━━━━━ Supplied data

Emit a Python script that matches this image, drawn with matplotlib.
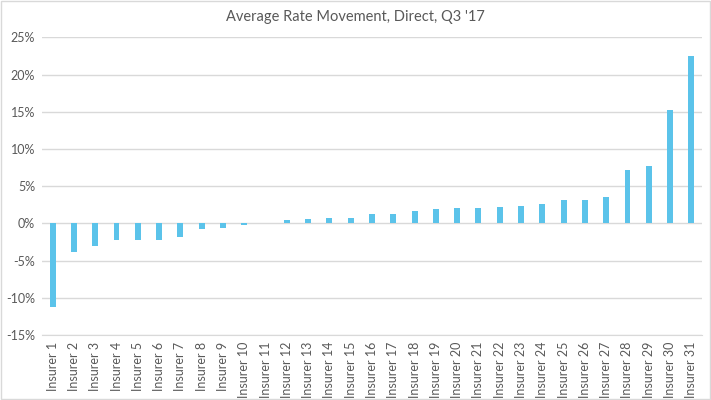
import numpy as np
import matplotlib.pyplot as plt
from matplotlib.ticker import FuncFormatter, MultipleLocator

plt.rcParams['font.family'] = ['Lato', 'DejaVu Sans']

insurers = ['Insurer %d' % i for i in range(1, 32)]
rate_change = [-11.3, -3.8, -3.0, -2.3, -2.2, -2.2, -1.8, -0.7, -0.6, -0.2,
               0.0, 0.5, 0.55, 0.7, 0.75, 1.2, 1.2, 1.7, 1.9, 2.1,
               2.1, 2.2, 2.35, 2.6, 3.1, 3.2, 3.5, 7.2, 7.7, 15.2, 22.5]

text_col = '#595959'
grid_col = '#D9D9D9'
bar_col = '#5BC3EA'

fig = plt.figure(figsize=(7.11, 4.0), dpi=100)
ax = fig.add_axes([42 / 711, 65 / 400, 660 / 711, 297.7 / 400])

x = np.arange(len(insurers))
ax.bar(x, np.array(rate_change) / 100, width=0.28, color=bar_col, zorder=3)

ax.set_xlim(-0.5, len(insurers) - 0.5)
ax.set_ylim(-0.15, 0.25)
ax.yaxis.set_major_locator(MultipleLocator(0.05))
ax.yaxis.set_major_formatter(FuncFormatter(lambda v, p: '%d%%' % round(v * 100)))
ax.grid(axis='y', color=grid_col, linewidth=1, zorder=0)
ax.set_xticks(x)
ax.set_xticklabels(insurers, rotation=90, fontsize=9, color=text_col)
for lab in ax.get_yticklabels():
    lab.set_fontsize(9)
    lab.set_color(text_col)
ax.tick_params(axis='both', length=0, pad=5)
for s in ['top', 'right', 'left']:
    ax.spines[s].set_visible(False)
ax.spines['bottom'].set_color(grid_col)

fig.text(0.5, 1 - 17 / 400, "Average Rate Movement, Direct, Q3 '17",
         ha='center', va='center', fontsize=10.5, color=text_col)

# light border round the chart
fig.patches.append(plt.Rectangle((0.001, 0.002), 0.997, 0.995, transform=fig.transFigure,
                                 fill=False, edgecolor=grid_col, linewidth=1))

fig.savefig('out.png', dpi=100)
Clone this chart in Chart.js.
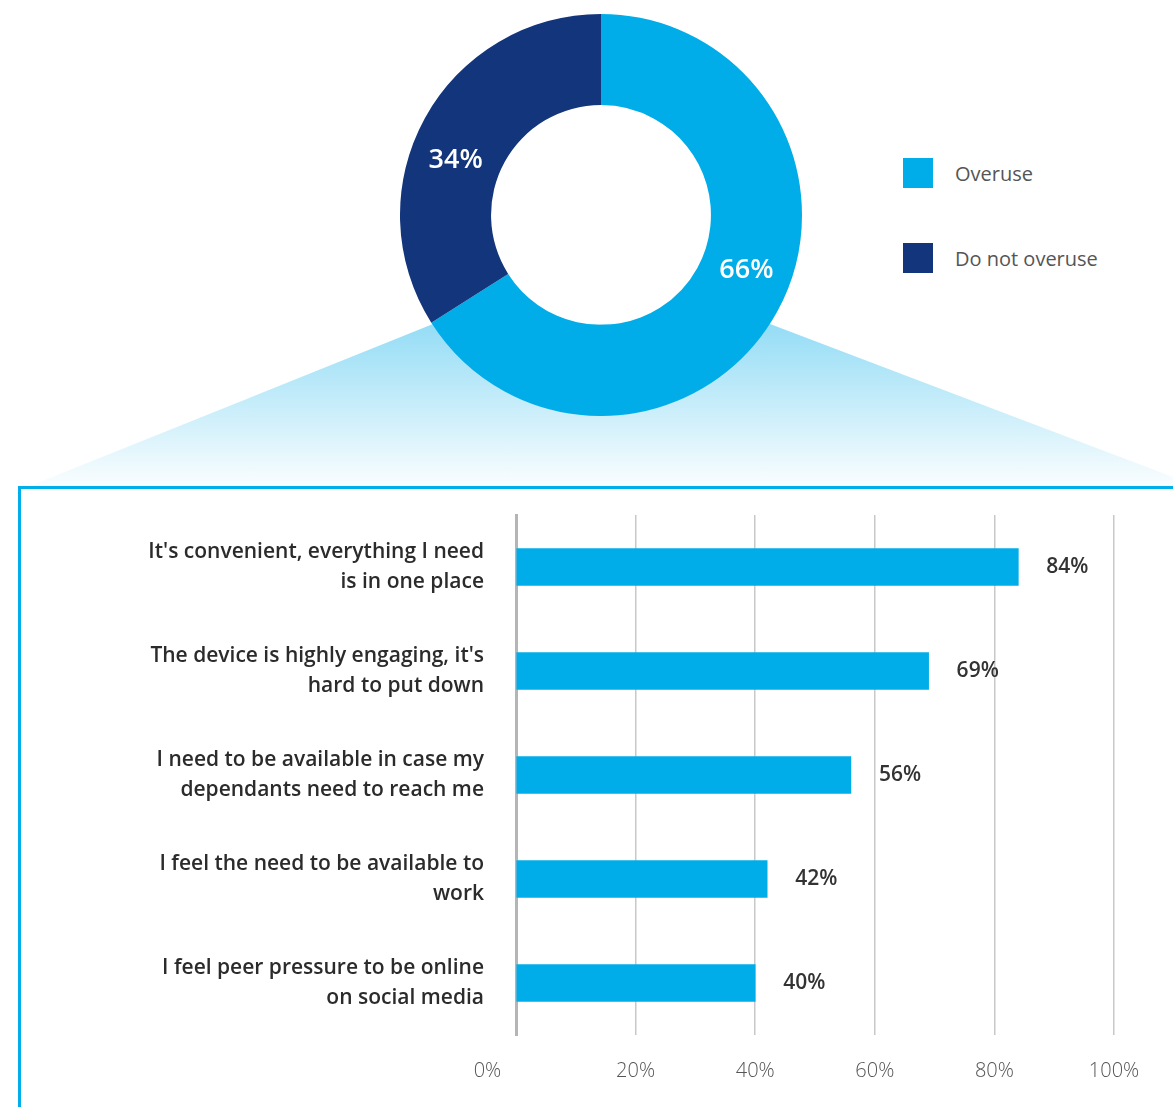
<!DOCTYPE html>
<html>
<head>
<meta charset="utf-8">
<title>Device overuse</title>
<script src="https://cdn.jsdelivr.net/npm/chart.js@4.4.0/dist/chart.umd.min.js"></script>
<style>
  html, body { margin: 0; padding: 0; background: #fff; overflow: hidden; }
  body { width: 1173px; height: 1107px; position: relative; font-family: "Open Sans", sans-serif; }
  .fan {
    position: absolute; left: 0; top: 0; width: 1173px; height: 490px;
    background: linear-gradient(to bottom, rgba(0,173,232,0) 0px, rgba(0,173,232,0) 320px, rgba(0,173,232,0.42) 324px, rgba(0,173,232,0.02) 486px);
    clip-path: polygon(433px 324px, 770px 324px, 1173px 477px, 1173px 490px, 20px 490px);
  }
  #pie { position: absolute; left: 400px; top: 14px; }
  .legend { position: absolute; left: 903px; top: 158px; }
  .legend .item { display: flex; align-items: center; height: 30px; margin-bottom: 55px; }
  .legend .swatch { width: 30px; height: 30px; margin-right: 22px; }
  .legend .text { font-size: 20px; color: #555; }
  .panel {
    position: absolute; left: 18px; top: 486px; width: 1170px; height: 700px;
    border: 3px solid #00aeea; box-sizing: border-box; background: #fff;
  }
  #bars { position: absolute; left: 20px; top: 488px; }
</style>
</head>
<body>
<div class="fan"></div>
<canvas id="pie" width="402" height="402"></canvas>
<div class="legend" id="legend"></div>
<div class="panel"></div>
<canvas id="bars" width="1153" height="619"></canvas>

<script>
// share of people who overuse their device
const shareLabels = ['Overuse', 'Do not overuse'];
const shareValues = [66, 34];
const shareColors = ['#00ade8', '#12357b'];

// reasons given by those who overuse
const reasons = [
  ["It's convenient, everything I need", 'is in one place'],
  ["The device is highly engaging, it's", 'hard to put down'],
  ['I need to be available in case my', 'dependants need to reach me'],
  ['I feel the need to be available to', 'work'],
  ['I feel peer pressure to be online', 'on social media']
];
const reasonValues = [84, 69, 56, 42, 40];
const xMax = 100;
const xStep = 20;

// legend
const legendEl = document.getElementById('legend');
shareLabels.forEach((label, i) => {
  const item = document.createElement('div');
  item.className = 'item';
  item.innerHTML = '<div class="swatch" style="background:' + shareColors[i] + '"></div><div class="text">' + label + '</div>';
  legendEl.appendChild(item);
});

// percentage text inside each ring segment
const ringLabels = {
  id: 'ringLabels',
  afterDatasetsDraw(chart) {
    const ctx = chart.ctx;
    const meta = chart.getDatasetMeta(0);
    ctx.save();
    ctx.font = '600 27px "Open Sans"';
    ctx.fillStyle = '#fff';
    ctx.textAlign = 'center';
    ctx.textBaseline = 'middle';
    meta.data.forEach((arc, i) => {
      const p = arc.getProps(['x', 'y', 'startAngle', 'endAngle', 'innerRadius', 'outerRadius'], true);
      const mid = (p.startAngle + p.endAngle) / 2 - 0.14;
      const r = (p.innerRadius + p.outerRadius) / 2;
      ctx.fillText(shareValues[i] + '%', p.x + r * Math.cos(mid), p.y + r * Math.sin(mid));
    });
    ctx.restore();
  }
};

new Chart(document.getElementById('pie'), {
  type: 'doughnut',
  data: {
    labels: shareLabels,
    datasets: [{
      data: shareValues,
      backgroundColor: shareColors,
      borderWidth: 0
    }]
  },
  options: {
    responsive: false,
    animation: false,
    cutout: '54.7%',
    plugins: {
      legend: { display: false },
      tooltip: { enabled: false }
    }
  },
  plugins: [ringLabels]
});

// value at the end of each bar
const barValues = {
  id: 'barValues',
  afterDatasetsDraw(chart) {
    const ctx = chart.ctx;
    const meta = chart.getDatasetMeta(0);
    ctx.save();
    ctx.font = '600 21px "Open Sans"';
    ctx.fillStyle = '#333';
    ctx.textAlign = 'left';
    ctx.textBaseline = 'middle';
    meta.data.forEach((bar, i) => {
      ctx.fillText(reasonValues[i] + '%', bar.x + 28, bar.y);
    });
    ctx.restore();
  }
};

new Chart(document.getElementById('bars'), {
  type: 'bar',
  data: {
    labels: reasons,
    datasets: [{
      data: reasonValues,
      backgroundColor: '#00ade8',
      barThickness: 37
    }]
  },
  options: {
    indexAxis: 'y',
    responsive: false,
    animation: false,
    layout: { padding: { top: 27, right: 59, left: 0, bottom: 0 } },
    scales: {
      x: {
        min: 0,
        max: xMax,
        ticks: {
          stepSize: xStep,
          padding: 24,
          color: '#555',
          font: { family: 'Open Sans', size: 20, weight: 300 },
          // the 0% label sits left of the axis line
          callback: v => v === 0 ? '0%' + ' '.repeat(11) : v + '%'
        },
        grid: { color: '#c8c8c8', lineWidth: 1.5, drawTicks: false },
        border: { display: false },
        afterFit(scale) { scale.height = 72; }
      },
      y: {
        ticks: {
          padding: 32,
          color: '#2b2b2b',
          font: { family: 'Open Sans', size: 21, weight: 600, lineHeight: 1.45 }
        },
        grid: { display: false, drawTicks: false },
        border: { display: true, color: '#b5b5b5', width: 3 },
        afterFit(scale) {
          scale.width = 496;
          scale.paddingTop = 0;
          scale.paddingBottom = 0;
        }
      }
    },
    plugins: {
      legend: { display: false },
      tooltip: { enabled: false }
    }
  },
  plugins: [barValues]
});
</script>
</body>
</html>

━━━━━━━━━━

Print all the records again exactly; do not include any picture.

-- Written solution --
Emit a Python script that matches this image, drawn with matplotlib.
import numpy as np
import matplotlib.pyplot as plt
from matplotlib.ticker import FuncFormatter, MultipleLocator

plt.rcParams['font.family'] = ['Lato', 'DejaVu Sans']

insurers = ['Insurer %d' % i for i in range(1, 32)]
rate_change = [-11.3, -3.8, -3.0, -2.3, -2.2, -2.2, -1.8, -0.7, -0.6, -0.2,
               0.0, 0.5, 0.55, 0.7, 0.75, 1.2, 1.2, 1.7, 1.9, 2.1,
               2.1, 2.2, 2.35, 2.6, 3.1, 3.2, 3.5, 7.2, 7.7, 15.2, 22.5]

text_col = '#595959'
grid_col = '#D9D9D9'
bar_col = '#5BC3EA'

fig = plt.figure(figsize=(7.11, 4.0), dpi=100)
ax = fig.add_axes([42 / 711, 65 / 400, 660 / 711, 297.7 / 400])

x = np.arange(len(insurers))
ax.bar(x, np.array(rate_change) / 100, width=0.28, color=bar_col, zorder=3)

ax.set_xlim(-0.5, len(insurers) - 0.5)
ax.set_ylim(-0.15, 0.25)
ax.yaxis.set_major_locator(MultipleLocator(0.05))
ax.yaxis.set_major_formatter(FuncFormatter(lambda v, p: '%d%%' % round(v * 100)))
ax.grid(axis='y', color=grid_col, linewidth=1, zorder=0)
ax.set_xticks(x)
ax.set_xticklabels(insurers, rotation=90, fontsize=9, color=text_col)
for lab in ax.get_yticklabels():
    lab.set_fontsize(9)
    lab.set_color(text_col)
ax.tick_params(axis='both', length=0, pad=5)
for s in ['top', 'right', 'left']:
    ax.spines[s].set_visible(False)
ax.spines['bottom'].set_color(grid_col)

fig.text(0.5, 1 - 17 / 400, "Average Rate Movement, Direct, Q3 '17",
         ha='center', va='center', fontsize=10.5, color=text_col)

# light border round the chart
fig.patches.append(plt.Rectangle((0.001, 0.002), 0.997, 0.995, transform=fig.transFigure,
                                 fill=False, edgecolor=grid_col, linewidth=1))

fig.savefig('out.png', dpi=100)
Clone this chart in Chart.js.
<!DOCTYPE html>
<html>
<head>
<meta charset="utf-8">
<title>Device overuse</title>
<script src="https://cdn.jsdelivr.net/npm/chart.js@4.4.0/dist/chart.umd.min.js"></script>
<style>
  html, body { margin: 0; padding: 0; background: #fff; overflow: hidden; }
  body { width: 1173px; height: 1107px; position: relative; font-family: "Open Sans", sans-serif; }
  .fan {
    position: absolute; left: 0; top: 0; width: 1173px; height: 490px;
    background: linear-gradient(to bottom, rgba(0,173,232,0) 0px, rgba(0,173,232,0) 320px, rgba(0,173,232,0.42) 324px, rgba(0,173,232,0.02) 486px);
    clip-path: polygon(433px 324px, 770px 324px, 1173px 477px, 1173px 490px, 20px 490px);
  }
  #pie { position: absolute; left: 400px; top: 14px; }
  .legend { position: absolute; left: 903px; top: 158px; }
  .legend .item { display: flex; align-items: center; height: 30px; margin-bottom: 55px; }
  .legend .swatch { width: 30px; height: 30px; margin-right: 22px; }
  .legend .text { font-size: 20px; color: #555; }
  .panel {
    position: absolute; left: 18px; top: 486px; width: 1170px; height: 700px;
    border: 3px solid #00aeea; box-sizing: border-box; background: #fff;
  }
  #bars { position: absolute; left: 20px; top: 488px; }
</style>
</head>
<body>
<div class="fan"></div>
<canvas id="pie" width="402" height="402"></canvas>
<div class="legend" id="legend"></div>
<div class="panel"></div>
<canvas id="bars" width="1153" height="619"></canvas>

<script>
// share of people who overuse their device
const shareLabels = ['Overuse', 'Do not overuse'];
const shareValues = [66, 34];
const shareColors = ['#00ade8', '#12357b'];

// reasons given by those who overuse
const reasons = [
  ["It's convenient, everything I need", 'is in one place'],
  ["The device is highly engaging, it's", 'hard to put down'],
  ['I need to be available in case my', 'dependants need to reach me'],
  ['I feel the need to be available to', 'work'],
  ['I feel peer pressure to be online', 'on social media']
];
const reasonValues = [84, 69, 56, 42, 40];
const xMax = 100;
const xStep = 20;

// legend
const legendEl = document.getElementById('legend');
shareLabels.forEach((label, i) => {
  const item = document.createElement('div');
  item.className = 'item';
  item.innerHTML = '<div class="swatch" style="background:' + shareColors[i] + '"></div><div class="text">' + label + '</div>';
  legendEl.appendChild(item);
});

// percentage text inside each ring segment
const ringLabels = {
  id: 'ringLabels',
  afterDatasetsDraw(chart) {
    const ctx = chart.ctx;
    const meta = chart.getDatasetMeta(0);
    ctx.save();
    ctx.font = '600 27px "Open Sans"';
    ctx.fillStyle = '#fff';
    ctx.textAlign = 'center';
    ctx.textBaseline = 'middle';
    meta.data.forEach((arc, i) => {
      const p = arc.getProps(['x', 'y', 'startAngle', 'endAngle', 'innerRadius', 'outerRadius'], true);
      const mid = (p.startAngle + p.endAngle) / 2 - 0.14;
      const r = (p.innerRadius + p.outerRadius) / 2;
      ctx.fillText(shareValues[i] + '%', p.x + r * Math.cos(mid), p.y + r * Math.sin(mid));
    });
    ctx.restore();
  }
};

new Chart(document.getElementById('pie'), {
  type: 'doughnut',
  data: {
    labels: shareLabels,
    datasets: [{
      data: shareValues,
      backgroundColor: shareColors,
      borderWidth: 0
    }]
  },
  options: {
    responsive: false,
    animation: false,
    cutout: '54.7%',
    plugins: {
      legend: { display: false },
      tooltip: { enabled: false }
    }
  },
  plugins: [ringLabels]
});

// value at the end of each bar
const barValues = {
  id: 'barValues',
  afterDatasetsDraw(chart) {
    const ctx = chart.ctx;
    const meta = chart.getDatasetMeta(0);
    ctx.save();
    ctx.font = '600 21px "Open Sans"';
    ctx.fillStyle = '#333';
    ctx.textAlign = 'left';
    ctx.textBaseline = 'middle';
    meta.data.forEach((bar, i) => {
      ctx.fillText(reasonValues[i] + '%', bar.x + 28, bar.y);
    });
    ctx.restore();
  }
};

new Chart(document.getElementById('bars'), {
  type: 'bar',
  data: {
    labels: reasons,
    datasets: [{
      data: reasonValues,
      backgroundColor: '#00ade8',
      barThickness: 37
    }]
  },
  options: {
    indexAxis: 'y',
    responsive: false,
    animation: false,
    layout: { padding: { top: 27, right: 59, left: 0, bottom: 0 } },
    scales: {
      x: {
        min: 0,
        max: xMax,
        ticks: {
          stepSize: xStep,
          padding: 24,
          color: '#555',
          font: { family: 'Open Sans', size: 20, weight: 300 },
          // the 0% label sits left of the axis line
          callback: v => v === 0 ? '0%' + ' '.repeat(11) : v + '%'
        },
        grid: { color: '#c8c8c8', lineWidth: 1.5, drawTicks: false },
        border: { display: false },
        afterFit(scale) { scale.height = 72; }
      },
      y: {
        ticks: {
          padding: 32,
          color: '#2b2b2b',
          font: { family: 'Open Sans', size: 21, weight: 600, lineHeight: 1.45 }
        },
        grid: { display: false, drawTicks: false },
        border: { display: true, color: '#b5b5b5', width: 3 },
        afterFit(scale) {
          scale.width = 496;
          scale.paddingTop = 0;
          scale.paddingBottom = 0;
        }
      }
    },
    plugins: {
      legend: { display: false },
      tooltip: { enabled: false }
    }
  },
  plugins: [barValues]
});
</script>
</body>
</html>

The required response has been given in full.